「Alexander Nevsky」
中世のロシアは周辺の国々から脅かされていたが、侵攻してきたドイツ軍を英雄アレクサンドル・ネフスキーが撃破して国を救うという歴史絵巻大作だ。
映画は 1939 年制作で、ソ連とナチスドイツが第二次世界大戦で激突する直前の時代だった。歴史映画でありながら、戦争へ向けて、国民の戦意高揚をねらった国策的プロパガンダ映画だ。だから映画は、ドイツ軍をナチスになぞらえている。ドイツの司教の帽子にナチスのマークがついている。中世にナチスなど存在しなかったのに。
エイゼンシュタインは「イワン雷帝」も撮っている。

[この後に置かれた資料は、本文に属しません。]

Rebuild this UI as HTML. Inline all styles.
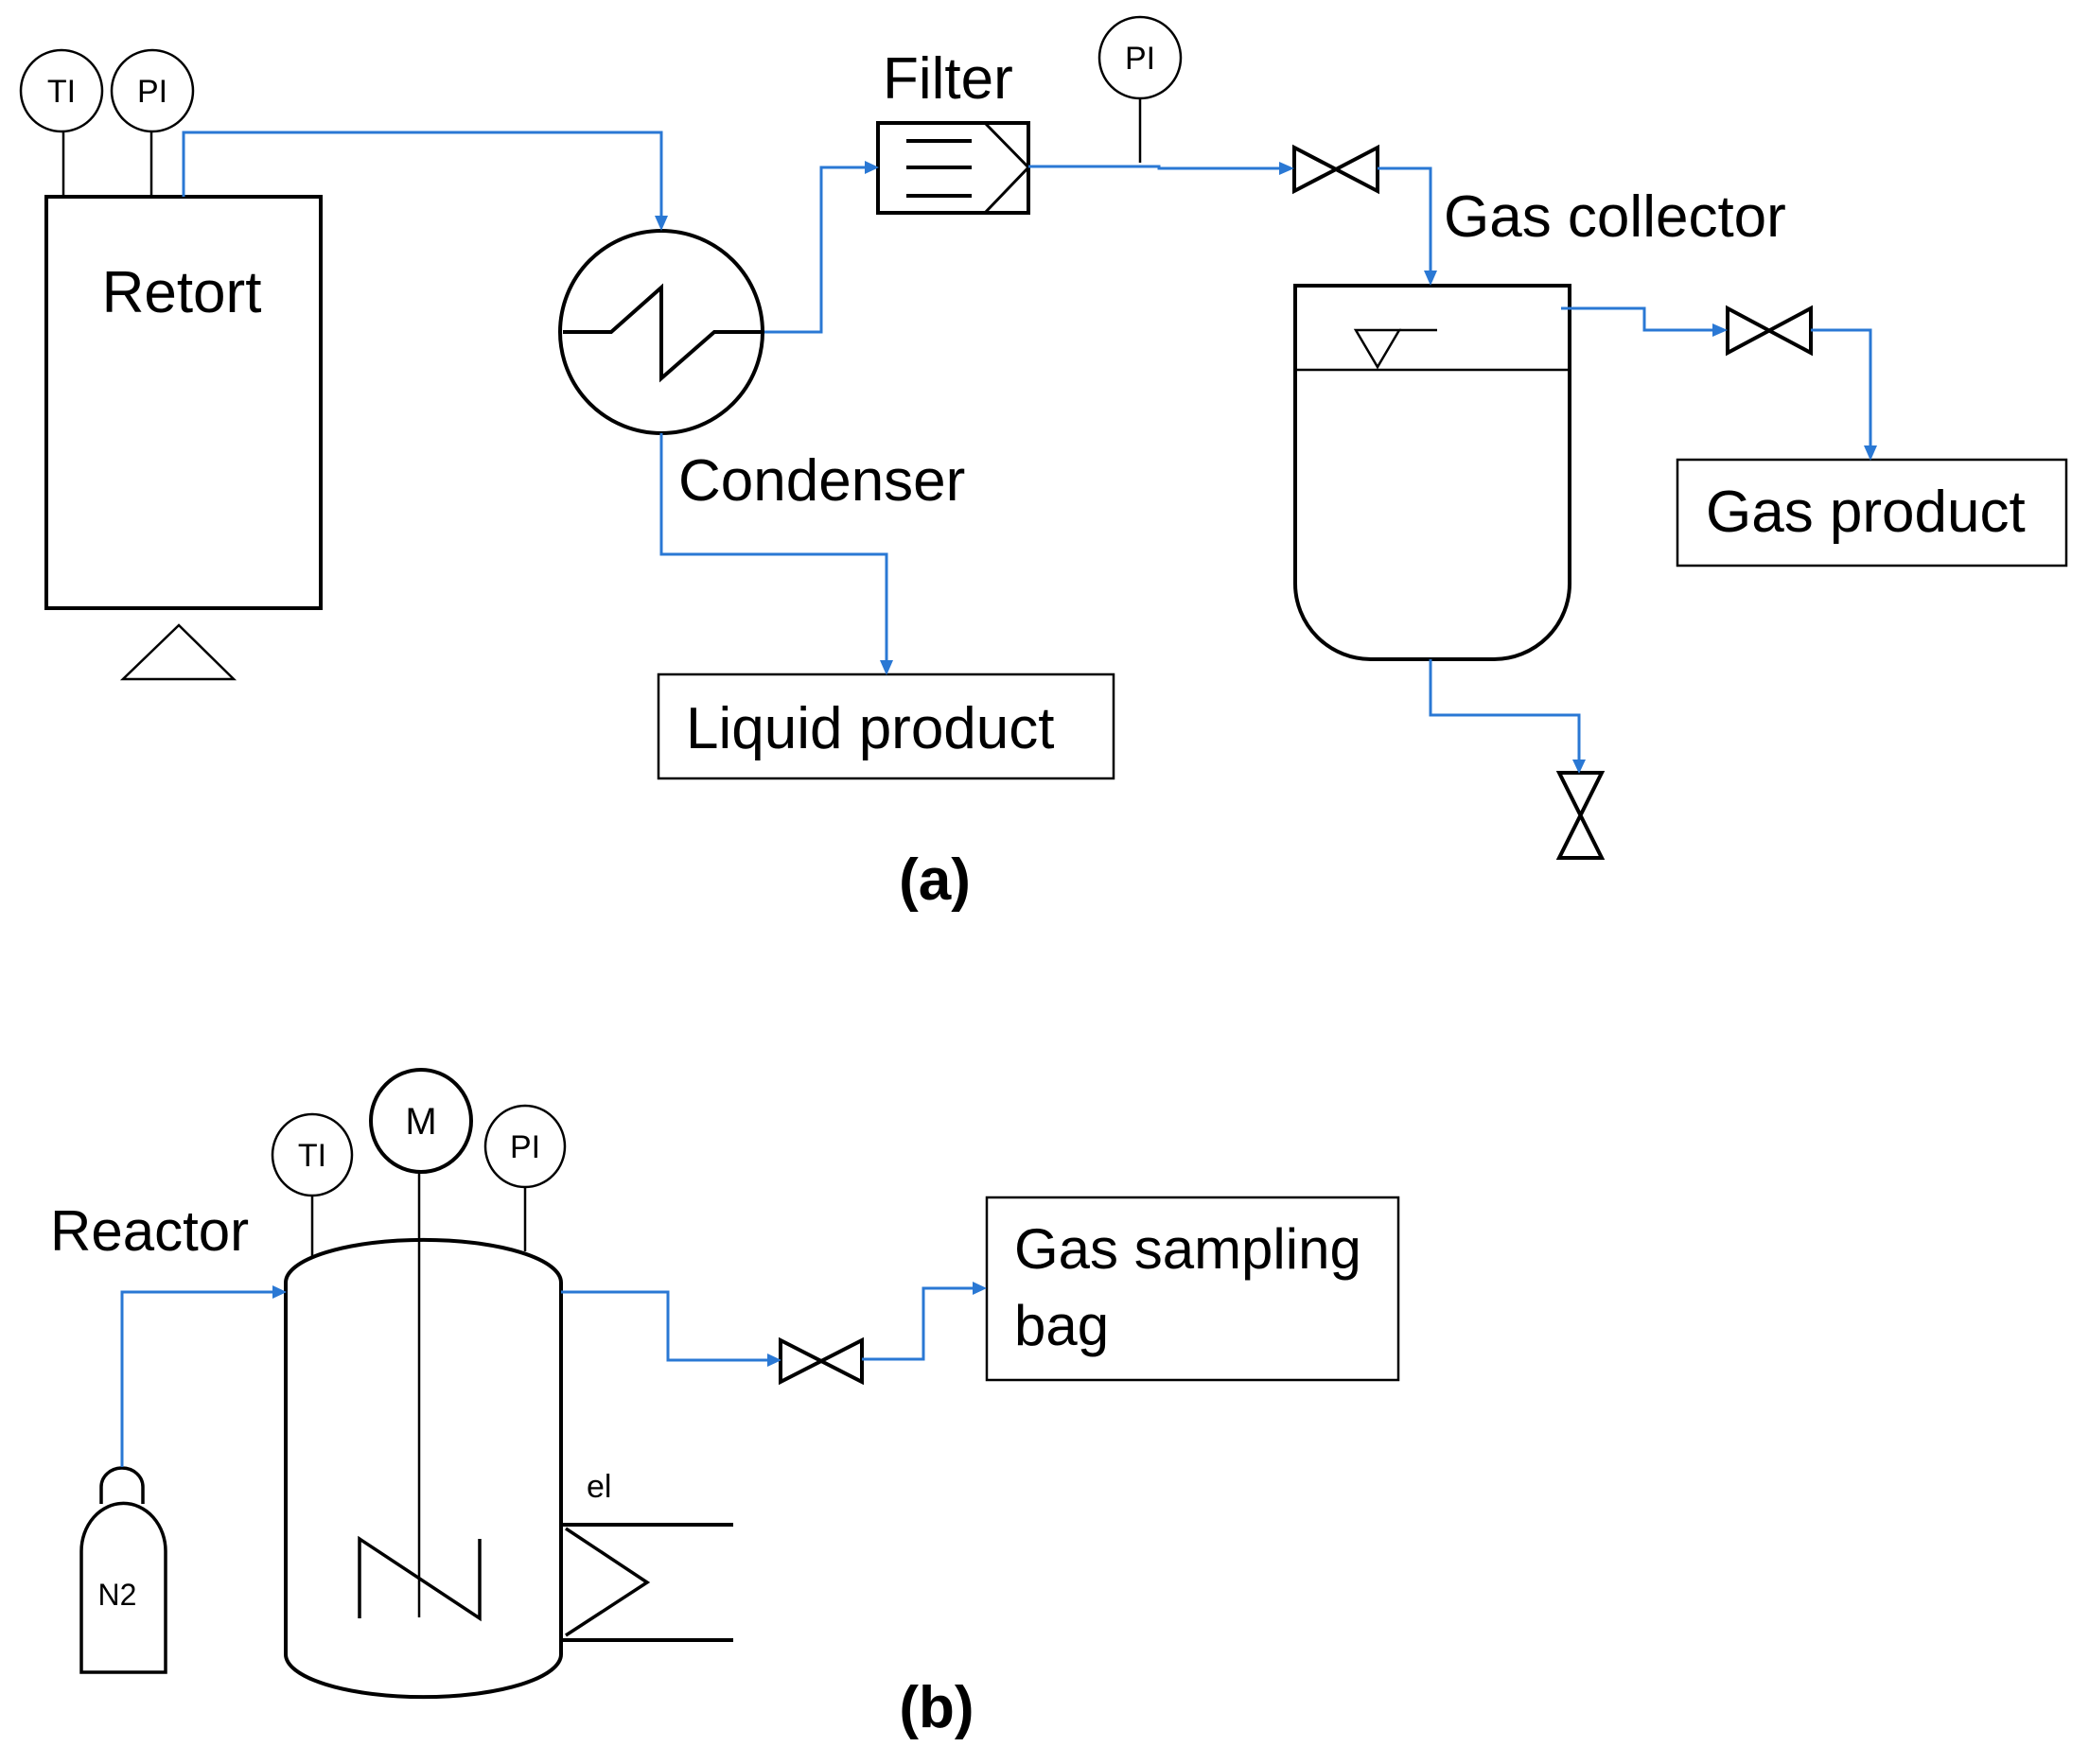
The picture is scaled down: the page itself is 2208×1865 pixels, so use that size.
<!DOCTYPE html>
<html><head><meta charset="utf-8"><style>
html,body{margin:0;padding:0;background:#fff;}
svg{display:block;}
text{font-family:"Liberation Sans",sans-serif;fill:#000;}
</style></head><body>
<svg width="2208" height="1865" viewBox="0 0 2208 1865" xmlns="http://www.w3.org/2000/svg">
<g fill="none" stroke="#000" stroke-width="2.5">
<circle cx="65" cy="96" r="43"/>
<circle cx="161" cy="96" r="43"/>
<line x1="67" y1="139" x2="67" y2="208"/>
<line x1="160" y1="139" x2="160" y2="208"/>
<rect x="49" y="208" width="290" height="435" stroke-width="4"/>
<polygon points="189,661 130,718 247,718"/>
<circle cx="699" cy="351" r="107" stroke-width="4"/>
<polyline points="595,351 646,351 699,304 699,400 755,351 808,351" stroke-width="4"/>
<rect x="928" y="130" width="159" height="95" stroke-width="4"/>
<line x1="958" y1="149" x2="1027" y2="149" stroke-width="4"/>
<line x1="958" y1="177" x2="1027" y2="177" stroke-width="4"/>
<line x1="958" y1="207" x2="1027" y2="207" stroke-width="4"/>
<polyline points="1041,130 1087,177 1041,225" stroke-width="3"/>
<circle cx="1205" cy="61" r="43"/>
<line x1="1205" y1="104" x2="1205" y2="172"/>
<polygon points="1368,156 1456,202 1456,156 1368,202" stroke-width="4"/>
<path d="M1369,302 H1659 V617 A80,80 0 0 1 1579,697 H1449 A80,80 0 0 1 1369,617 Z" stroke-width="4"/>
<line x1="1369" y1="391" x2="1659" y2="391"/>
<polygon points="1433,349 1479,349 1456,388"/>
<line x1="1479" y1="349" x2="1519" y2="349"/>
<polygon points="1826,326 1914,373 1914,326 1826,373" stroke-width="4"/>
<rect x="1773" y="486" width="411" height="112"/>
<polygon points="1648,817 1693,817 1648,907 1693,907" stroke-width="4"/>
<rect x="696" y="713" width="481" height="110"/>
<!-- (b) -->
<ellipse cx="330" cy="1221" rx="42" ry="43"/>
<ellipse cx="445" cy="1185" rx="53" ry="54" stroke-width="4"/>
<ellipse cx="555" cy="1212" rx="42" ry="43"/>
<line x1="330" y1="1264" x2="330" y2="1328"/>
<line x1="555" y1="1255" x2="555" y2="1323"/>
<line x1="443" y1="1239" x2="443" y2="1710"/>
<path d="M302,1356 A145,45 0 0 1 593,1356 V1749 A145,45 0 0 1 302,1749 Z" stroke-width="4"/>
<polyline points="380,1711 380,1627 507,1711 507,1627" stroke-width="3.5"/>
<path d="M107,1590 V1572 A22,20 0 0 1 151,1572 V1590" stroke-width="3.5"/>
<path d="M86,1768 V1640 A44,50 0 0 1 175,1640 V1768 Z" stroke-width="3.5"/>
<line x1="593" y1="1612" x2="775" y2="1612" stroke-width="4"/>
<line x1="593" y1="1734" x2="775" y2="1734" stroke-width="4"/>
<polyline points="598,1616 684,1673 598,1729" stroke-width="3.5"/>
<polygon points="825,1417 911,1461 911,1417 825,1461" stroke-width="4"/>
<rect x="1043" y="1266" width="435" height="193"/>
</g>
<g fill="none" stroke="#2a78d4" stroke-width="3">
<polyline points="194,208 194,140 699,140 699,230"/>
<polyline points="808,351 868,351 868,177 916,177"/>
<polyline points="699,458 699,586 937,586 937,700"/>
<polyline points="1087,176 1225,176 1225,178 1354,178"/>
<polyline points="1456,178 1512,178 1512,288"/>
<polyline points="1650,326 1738,326 1738,349 1812,349"/>
<polyline points="1914,349 1977,349 1977,473"/>
<polyline points="1512,697 1512,756 1669,756 1669,805"/>
<polyline points="129,1551 129,1366 290,1366"/>
<polyline points="593,1366 706,1366 706,1438 813,1438"/>
<polyline points="911,1437 976,1437 976,1362 1030,1362"/>
</g>
<g fill="#2a78d4">
<polygon points="692,228 706,228 699,244"/>
<polygon points="914,170 914,184 929,177"/>
<polygon points="930,698 944,698 937,714"/>
<polygon points="1352,171 1352,185 1368,178"/>
<polygon points="1505,286 1519,286 1512,302"/>
<polygon points="1810,342 1810,356 1826,349"/>
<polygon points="1970,471 1984,471 1977,487"/>
<polygon points="1662,803 1676,803 1669,818"/>
<polygon points="288,1359 288,1373 303,1366"/>
<polygon points="811,1431 811,1445 826,1438"/>
<polygon points="1028,1355 1028,1369 1043,1362"/>
</g>
<text x="65" y="108" font-size="34" text-anchor="middle">TI</text>
<text x="161" y="108" font-size="34" text-anchor="middle">PI</text>
<text x="1205" y="73" font-size="34" text-anchor="middle">PI</text>
<text x="192" y="330" font-size="62" text-anchor="middle">Retort</text>
<text x="933" y="104" font-size="62">Filter</text>
<text x="717" y="529" font-size="62">Condenser</text>
<text x="1526" y="250" font-size="62">Gas collector</text>
<text x="1803" y="562" font-size="62">Gas product</text>
<text x="725" y="791" font-size="62">Liquid product</text>
<text x="988" y="951" font-size="62" font-weight="bold" text-anchor="middle">(a)</text>
<text x="53" y="1322" font-size="60">Reactor</text>
<text x="330" y="1233" font-size="34" text-anchor="middle">TI</text>
<text x="445" y="1199" font-size="40" text-anchor="middle">M</text>
<text x="555" y="1224" font-size="34" text-anchor="middle">PI</text>
<text x="1072" y="1341" font-size="60">Gas sampling</text>
<text x="1072" y="1422" font-size="60">bag</text>
<text x="620" y="1583" font-size="34">el</text>
<text x="124" y="1697" font-size="32" text-anchor="middle">N2</text>
<text x="990" y="1826" font-size="62" font-weight="bold" text-anchor="middle">(b)</text>
</svg>
</body></html>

これもロシア周辺の国を次々に征服してロシアを大国にしたイワン雷帝を描いた歴史映画だ。外国の大使に向かって雷帝が威嚇しているシーンで、壁に威圧的な影があり机には雷帝の野望を表わす地球儀がある。
これは1945 年の制作で、第二次大戦でロシアがナチスドイツに勝った年で、”強いロシア” が映画に反映されている。だからスターリンはこの映画を絶賛した。
「アレクサンドル・ネフスキー」のエンディングで、凱旋したネフスキーが国民に向かって叫ぶ。『ロシアは健在だ。誰もが恐れることなく訪れればいい。だが、剣を携えて来る者がいれば剣にて滅ぼされよう。ロシアは今もこれからもこの信念を変えることはない。』 なるほど、 21 世紀の現代でもプーチン大統領にこの信念は受け継がれているようだ。